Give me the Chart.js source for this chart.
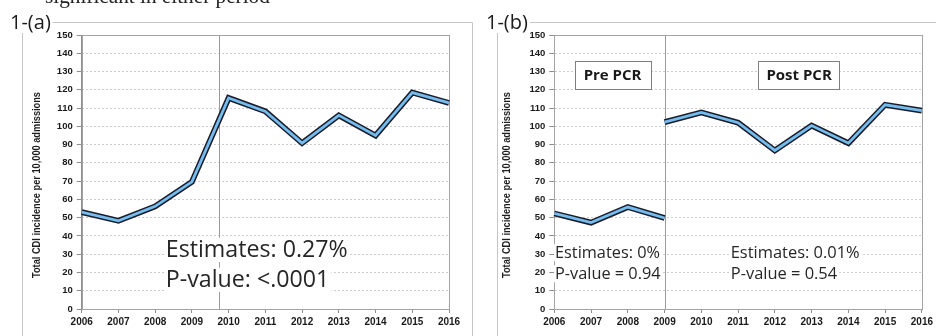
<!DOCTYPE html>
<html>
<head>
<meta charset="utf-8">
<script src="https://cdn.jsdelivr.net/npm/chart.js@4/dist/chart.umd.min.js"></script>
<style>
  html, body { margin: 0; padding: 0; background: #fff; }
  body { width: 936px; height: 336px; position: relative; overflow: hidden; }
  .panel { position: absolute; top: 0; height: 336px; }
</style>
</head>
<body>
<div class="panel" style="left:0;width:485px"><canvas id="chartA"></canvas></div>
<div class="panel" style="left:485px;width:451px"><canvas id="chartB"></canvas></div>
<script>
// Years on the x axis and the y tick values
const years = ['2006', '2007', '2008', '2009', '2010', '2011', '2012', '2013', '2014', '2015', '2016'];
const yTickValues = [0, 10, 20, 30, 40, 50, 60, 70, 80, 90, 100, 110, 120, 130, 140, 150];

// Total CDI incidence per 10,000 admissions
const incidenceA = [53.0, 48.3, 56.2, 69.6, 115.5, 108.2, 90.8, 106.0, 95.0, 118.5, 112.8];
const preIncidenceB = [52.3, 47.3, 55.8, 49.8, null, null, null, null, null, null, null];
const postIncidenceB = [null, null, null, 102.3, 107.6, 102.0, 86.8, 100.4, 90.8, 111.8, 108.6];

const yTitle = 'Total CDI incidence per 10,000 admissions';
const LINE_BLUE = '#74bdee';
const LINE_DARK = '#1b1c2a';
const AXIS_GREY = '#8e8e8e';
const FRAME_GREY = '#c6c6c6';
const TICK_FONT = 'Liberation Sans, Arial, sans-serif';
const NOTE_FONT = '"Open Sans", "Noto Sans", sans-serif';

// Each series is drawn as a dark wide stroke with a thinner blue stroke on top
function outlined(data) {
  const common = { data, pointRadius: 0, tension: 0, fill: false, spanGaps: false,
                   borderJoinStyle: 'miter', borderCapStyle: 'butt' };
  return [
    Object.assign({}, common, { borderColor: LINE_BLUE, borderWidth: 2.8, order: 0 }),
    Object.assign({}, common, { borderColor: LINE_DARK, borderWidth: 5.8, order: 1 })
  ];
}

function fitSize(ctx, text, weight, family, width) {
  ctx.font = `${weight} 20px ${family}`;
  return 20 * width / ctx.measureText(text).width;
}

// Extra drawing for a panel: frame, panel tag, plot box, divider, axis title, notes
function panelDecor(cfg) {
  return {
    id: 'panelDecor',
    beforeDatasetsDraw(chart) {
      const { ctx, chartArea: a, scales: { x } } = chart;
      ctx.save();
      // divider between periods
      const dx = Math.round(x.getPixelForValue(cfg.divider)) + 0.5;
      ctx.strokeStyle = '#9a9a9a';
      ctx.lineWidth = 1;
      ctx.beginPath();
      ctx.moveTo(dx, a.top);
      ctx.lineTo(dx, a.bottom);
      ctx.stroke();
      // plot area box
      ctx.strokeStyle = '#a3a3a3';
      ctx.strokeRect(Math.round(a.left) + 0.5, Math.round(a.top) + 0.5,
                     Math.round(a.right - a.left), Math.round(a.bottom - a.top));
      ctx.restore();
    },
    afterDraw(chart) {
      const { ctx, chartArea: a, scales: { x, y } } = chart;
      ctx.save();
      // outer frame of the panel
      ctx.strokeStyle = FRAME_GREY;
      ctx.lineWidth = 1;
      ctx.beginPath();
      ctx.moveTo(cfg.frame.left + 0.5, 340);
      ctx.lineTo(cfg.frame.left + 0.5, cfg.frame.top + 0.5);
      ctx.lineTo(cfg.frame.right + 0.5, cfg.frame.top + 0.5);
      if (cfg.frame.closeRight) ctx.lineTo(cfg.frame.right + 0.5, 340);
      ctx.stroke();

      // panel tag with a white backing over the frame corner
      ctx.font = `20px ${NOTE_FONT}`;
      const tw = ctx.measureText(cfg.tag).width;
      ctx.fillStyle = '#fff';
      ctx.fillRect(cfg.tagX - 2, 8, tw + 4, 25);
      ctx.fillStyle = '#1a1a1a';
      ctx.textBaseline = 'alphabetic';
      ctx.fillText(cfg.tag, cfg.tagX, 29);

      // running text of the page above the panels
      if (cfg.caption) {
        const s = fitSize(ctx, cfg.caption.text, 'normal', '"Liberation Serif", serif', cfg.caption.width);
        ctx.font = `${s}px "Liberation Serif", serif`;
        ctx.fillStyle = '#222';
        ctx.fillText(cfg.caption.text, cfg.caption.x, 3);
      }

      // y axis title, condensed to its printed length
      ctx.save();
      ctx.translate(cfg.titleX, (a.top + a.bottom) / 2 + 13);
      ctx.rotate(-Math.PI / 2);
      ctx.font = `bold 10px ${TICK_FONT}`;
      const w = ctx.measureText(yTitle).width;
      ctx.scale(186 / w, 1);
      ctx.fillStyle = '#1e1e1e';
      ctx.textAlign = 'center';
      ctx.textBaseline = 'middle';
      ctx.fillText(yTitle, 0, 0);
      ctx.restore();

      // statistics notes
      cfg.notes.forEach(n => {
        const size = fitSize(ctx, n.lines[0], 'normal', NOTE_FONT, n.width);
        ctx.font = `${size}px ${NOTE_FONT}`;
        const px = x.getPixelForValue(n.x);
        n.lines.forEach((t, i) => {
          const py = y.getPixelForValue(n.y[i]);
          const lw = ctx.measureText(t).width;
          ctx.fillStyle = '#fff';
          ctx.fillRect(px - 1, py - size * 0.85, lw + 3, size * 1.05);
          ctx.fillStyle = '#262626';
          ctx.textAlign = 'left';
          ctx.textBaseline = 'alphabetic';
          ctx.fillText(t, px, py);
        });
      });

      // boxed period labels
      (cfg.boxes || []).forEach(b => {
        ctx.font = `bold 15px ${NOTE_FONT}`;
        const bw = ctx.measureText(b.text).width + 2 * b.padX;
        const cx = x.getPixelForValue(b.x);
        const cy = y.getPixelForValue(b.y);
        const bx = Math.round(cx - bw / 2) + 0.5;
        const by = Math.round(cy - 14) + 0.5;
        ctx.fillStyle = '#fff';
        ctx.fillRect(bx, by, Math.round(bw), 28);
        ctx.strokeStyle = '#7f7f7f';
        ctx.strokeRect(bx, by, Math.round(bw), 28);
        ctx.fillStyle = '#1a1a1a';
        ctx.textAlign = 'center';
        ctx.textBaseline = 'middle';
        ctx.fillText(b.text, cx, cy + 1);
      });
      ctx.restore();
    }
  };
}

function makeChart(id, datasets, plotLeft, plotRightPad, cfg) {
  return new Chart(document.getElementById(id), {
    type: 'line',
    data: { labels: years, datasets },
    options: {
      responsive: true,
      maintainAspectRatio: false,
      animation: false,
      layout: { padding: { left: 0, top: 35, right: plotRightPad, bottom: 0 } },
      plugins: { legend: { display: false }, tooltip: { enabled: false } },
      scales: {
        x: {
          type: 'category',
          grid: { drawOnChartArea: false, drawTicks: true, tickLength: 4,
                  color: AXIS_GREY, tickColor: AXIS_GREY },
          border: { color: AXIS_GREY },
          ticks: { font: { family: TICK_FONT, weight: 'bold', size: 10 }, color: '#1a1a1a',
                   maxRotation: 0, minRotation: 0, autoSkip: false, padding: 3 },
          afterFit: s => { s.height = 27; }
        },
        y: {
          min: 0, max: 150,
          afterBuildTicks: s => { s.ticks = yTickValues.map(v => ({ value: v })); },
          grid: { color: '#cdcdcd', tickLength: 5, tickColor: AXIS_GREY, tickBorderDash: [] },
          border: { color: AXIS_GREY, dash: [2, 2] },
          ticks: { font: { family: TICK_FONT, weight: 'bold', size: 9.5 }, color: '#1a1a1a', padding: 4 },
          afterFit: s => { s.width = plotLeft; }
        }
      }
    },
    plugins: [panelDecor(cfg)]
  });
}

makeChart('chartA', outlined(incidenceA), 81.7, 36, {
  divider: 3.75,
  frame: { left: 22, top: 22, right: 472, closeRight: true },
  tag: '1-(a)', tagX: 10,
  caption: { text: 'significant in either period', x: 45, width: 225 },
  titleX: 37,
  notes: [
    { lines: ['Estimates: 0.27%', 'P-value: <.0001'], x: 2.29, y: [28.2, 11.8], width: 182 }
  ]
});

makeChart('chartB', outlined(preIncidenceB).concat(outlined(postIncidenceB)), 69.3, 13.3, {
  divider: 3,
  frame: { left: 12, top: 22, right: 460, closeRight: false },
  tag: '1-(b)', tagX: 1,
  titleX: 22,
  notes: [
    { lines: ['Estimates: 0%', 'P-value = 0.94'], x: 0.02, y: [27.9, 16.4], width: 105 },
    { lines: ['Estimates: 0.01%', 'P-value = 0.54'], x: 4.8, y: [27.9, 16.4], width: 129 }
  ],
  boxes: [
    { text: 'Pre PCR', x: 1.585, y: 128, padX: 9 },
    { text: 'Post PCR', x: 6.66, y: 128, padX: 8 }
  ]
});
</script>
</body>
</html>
****
What to work on.
Leave the pictures out and please restate exactly the lines running from the start of the material through the one with "130, 140, 150];".

Output of the task.
Give me the Chart.js source for this chart.
<!DOCTYPE html>
<html>
<head>
<meta charset="utf-8">
<script src="https://cdn.jsdelivr.net/npm/chart.js@4/dist/chart.umd.min.js"></script>
<style>
  html, body { margin: 0; padding: 0; background: #fff; }
  body { width: 936px; height: 336px; position: relative; overflow: hidden; }
  .panel { position: absolute; top: 0; height: 336px; }
</style>
</head>
<body>
<div class="panel" style="left:0;width:485px"><canvas id="chartA"></canvas></div>
<div class="panel" style="left:485px;width:451px"><canvas id="chartB"></canvas></div>
<script>
// Years on the x axis and the y tick values
const years = ['2006', '2007', '2008', '2009', '2010', '2011', '2012', '2013', '2014', '2015', '2016'];
const yTickValues = [0, 10, 20, 30, 40, 50, 60, 70, 80, 90, 100, 110, 120, 130, 140, 150];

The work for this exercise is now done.